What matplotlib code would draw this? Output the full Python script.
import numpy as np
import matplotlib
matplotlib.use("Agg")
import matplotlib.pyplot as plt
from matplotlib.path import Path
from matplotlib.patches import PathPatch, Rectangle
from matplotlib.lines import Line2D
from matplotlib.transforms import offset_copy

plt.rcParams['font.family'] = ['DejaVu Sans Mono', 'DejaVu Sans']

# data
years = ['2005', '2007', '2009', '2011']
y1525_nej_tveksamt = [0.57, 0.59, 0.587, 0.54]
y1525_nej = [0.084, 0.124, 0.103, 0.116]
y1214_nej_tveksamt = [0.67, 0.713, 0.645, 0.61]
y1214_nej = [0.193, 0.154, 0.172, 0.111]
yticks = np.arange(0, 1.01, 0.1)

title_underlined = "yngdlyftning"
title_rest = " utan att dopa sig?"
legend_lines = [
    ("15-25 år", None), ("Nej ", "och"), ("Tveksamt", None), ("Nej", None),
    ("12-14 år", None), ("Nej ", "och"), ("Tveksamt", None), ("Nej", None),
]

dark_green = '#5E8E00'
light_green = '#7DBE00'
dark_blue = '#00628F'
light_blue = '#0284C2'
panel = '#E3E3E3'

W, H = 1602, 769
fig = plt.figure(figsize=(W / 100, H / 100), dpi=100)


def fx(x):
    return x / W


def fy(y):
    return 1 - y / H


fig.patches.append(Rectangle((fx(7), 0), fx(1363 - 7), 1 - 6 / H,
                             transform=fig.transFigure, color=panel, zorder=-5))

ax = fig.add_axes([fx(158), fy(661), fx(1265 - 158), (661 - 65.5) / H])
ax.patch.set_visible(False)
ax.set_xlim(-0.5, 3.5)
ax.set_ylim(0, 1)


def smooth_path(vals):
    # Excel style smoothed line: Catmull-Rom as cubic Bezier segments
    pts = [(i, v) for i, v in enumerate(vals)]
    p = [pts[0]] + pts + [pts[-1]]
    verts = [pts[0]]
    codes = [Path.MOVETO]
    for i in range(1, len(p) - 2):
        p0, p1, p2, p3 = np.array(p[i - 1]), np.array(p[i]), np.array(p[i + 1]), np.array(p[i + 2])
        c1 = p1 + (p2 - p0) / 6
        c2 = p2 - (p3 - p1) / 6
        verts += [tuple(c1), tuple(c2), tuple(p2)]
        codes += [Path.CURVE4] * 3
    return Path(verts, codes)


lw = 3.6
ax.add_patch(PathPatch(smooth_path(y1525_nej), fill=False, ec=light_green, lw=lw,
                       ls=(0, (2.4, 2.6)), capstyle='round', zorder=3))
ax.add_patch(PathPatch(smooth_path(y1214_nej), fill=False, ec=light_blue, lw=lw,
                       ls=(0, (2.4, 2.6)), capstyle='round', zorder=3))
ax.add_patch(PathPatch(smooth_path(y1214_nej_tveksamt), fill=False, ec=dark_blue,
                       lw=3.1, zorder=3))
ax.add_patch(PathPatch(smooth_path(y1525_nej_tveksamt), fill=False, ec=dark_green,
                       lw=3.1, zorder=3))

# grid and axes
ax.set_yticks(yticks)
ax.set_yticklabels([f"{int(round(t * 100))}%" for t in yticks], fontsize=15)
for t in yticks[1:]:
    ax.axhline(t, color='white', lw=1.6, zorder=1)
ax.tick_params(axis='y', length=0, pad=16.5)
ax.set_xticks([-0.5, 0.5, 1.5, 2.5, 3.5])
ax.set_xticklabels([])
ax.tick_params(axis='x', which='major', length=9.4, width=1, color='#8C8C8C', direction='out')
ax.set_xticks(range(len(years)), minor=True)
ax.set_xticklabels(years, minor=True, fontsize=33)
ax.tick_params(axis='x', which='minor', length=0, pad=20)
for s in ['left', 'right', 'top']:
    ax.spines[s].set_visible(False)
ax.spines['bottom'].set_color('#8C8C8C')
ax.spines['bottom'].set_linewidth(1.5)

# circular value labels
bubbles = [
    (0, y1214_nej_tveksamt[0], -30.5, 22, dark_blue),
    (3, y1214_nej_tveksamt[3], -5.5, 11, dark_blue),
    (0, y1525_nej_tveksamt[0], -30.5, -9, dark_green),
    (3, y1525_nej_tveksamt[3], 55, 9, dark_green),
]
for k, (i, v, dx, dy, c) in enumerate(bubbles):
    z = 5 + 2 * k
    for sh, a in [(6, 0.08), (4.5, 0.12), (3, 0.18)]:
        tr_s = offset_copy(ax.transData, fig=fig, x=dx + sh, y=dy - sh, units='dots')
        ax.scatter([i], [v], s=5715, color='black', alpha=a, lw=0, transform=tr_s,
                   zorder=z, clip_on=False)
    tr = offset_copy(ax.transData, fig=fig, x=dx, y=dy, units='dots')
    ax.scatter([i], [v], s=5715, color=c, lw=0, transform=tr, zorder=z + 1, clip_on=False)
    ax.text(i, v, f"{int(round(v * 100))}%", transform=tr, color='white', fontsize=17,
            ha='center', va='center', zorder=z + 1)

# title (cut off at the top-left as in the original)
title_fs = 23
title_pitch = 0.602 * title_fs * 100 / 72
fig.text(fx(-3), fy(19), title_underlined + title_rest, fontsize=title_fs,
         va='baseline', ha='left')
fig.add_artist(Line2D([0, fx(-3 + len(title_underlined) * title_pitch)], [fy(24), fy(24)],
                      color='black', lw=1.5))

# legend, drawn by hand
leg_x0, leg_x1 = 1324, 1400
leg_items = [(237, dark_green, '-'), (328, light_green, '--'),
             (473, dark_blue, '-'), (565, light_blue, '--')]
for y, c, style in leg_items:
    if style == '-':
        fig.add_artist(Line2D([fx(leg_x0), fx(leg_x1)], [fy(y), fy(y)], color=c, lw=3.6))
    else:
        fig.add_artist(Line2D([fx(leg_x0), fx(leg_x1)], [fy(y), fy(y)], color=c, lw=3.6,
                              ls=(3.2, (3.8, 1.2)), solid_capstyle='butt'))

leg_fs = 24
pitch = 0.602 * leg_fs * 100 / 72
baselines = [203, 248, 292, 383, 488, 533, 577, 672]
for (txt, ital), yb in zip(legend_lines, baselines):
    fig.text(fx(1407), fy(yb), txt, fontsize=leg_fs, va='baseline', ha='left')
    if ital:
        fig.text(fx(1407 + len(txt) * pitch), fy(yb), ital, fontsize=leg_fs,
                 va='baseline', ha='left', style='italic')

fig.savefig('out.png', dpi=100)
---
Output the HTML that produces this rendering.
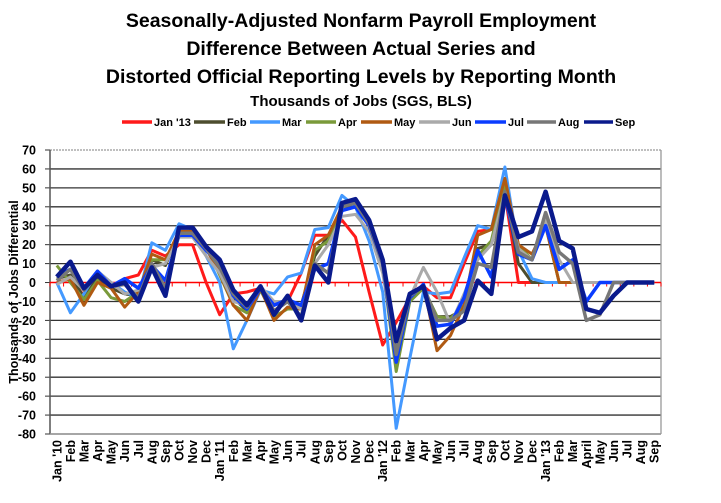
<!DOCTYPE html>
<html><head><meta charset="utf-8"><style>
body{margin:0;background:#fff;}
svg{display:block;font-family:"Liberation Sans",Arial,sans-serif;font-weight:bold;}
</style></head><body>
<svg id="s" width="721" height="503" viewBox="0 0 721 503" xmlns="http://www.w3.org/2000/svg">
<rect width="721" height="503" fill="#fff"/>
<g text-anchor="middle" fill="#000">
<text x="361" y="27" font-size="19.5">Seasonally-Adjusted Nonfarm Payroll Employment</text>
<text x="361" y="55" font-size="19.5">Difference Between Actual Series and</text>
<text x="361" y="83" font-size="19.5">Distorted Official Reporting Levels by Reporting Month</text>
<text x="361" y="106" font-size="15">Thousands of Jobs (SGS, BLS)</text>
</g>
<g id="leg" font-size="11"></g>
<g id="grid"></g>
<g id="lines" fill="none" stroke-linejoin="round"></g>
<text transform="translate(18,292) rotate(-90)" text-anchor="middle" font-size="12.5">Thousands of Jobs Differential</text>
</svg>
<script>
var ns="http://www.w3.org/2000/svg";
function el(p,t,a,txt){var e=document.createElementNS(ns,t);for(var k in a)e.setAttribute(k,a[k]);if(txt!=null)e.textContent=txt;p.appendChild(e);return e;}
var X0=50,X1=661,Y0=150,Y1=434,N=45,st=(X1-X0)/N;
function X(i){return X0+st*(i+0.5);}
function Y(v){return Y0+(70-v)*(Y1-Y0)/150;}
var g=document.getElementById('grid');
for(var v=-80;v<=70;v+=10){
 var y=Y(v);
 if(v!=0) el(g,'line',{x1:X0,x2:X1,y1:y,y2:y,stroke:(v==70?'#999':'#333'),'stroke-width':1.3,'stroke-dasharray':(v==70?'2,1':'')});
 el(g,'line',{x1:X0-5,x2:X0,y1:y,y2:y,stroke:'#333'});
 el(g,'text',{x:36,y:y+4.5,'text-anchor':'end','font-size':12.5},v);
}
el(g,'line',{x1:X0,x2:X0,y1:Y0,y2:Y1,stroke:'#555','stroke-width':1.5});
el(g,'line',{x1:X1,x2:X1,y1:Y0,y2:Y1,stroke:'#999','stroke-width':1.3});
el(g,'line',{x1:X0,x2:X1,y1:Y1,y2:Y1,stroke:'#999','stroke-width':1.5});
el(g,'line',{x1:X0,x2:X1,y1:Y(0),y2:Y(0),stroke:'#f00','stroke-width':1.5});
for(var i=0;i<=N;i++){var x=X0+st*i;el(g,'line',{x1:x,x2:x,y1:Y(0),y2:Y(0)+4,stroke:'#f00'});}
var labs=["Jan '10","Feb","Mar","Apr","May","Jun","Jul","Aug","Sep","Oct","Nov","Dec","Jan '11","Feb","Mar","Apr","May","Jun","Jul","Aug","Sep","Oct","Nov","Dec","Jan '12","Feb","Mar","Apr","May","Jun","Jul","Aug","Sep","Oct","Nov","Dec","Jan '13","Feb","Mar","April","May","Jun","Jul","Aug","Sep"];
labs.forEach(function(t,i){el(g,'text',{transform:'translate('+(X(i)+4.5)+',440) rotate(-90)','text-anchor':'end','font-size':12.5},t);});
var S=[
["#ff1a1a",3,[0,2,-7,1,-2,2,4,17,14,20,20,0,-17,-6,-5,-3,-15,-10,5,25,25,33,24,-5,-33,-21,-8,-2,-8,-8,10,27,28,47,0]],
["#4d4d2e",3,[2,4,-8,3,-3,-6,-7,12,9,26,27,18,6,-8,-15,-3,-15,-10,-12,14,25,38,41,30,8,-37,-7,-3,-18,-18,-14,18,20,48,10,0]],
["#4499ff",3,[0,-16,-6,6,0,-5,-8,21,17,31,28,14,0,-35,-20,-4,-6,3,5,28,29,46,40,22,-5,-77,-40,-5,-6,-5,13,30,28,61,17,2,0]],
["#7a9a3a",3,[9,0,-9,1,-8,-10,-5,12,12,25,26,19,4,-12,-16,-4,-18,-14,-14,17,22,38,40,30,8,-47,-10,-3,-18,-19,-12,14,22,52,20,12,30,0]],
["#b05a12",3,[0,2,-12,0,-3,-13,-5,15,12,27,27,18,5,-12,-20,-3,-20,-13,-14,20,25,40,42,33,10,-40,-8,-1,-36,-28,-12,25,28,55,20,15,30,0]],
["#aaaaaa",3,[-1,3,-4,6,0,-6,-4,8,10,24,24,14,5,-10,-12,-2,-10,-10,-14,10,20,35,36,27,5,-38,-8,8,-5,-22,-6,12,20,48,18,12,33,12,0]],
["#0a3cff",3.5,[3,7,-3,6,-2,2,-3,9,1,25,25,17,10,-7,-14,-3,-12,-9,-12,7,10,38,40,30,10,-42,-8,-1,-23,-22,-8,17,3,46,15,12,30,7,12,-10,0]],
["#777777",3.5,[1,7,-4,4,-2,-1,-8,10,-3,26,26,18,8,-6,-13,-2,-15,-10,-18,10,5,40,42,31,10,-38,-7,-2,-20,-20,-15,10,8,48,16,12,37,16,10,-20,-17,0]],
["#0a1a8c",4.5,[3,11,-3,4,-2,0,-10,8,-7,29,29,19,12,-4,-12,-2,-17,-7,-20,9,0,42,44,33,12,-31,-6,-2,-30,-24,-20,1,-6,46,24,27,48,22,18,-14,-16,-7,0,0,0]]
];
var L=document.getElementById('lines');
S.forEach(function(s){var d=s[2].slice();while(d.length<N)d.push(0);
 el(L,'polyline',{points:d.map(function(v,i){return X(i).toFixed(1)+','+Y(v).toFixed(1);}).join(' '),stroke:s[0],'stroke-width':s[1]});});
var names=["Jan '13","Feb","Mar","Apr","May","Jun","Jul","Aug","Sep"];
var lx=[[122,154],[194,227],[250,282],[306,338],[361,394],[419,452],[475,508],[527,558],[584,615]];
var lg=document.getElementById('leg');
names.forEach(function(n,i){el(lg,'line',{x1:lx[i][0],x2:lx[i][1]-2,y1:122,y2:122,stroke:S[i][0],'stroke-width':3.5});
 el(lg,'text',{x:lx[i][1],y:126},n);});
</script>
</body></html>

Problem statement: In the listing above, locate the line containing "What matplotlib code" and the line containing "ax.set_ylim(0, 1)". Extract those two lines and every line between them, exactly as written, and only those.

Answer to the task:
What matplotlib code would draw this? Output the full Python script.
import numpy as np
import matplotlib
matplotlib.use("Agg")
import matplotlib.pyplot as plt
from matplotlib.path import Path
from matplotlib.patches import PathPatch, Rectangle
from matplotlib.lines import Line2D
from matplotlib.transforms import offset_copy

plt.rcParams['font.family'] = ['DejaVu Sans Mono', 'DejaVu Sans']

# data
years = ['2005', '2007', '2009', '2011']
y1525_nej_tveksamt = [0.57, 0.59, 0.587, 0.54]
y1525_nej = [0.084, 0.124, 0.103, 0.116]
y1214_nej_tveksamt = [0.67, 0.713, 0.645, 0.61]
y1214_nej = [0.193, 0.154, 0.172, 0.111]
yticks = np.arange(0, 1.01, 0.1)

title_underlined = "yngdlyftning"
title_rest = " utan att dopa sig?"
legend_lines = [
    ("15-25 år", None), ("Nej ", "och"), ("Tveksamt", None), ("Nej", None),
    ("12-14 år", None), ("Nej ", "och"), ("Tveksamt", None), ("Nej", None),
]

dark_green = '#5E8E00'
light_green = '#7DBE00'
dark_blue = '#00628F'
light_blue = '#0284C2'
panel = '#E3E3E3'

W, H = 1602, 769
fig = plt.figure(figsize=(W / 100, H / 100), dpi=100)


def fx(x):
    return x / W


def fy(y):
    return 1 - y / H


fig.patches.append(Rectangle((fx(7), 0), fx(1363 - 7), 1 - 6 / H,
                             transform=fig.transFigure, color=panel, zorder=-5))

ax = fig.add_axes([fx(158), fy(661), fx(1265 - 158), (661 - 65.5) / H])
ax.patch.set_visible(False)
ax.set_xlim(-0.5, 3.5)
ax.set_ylim(0, 1)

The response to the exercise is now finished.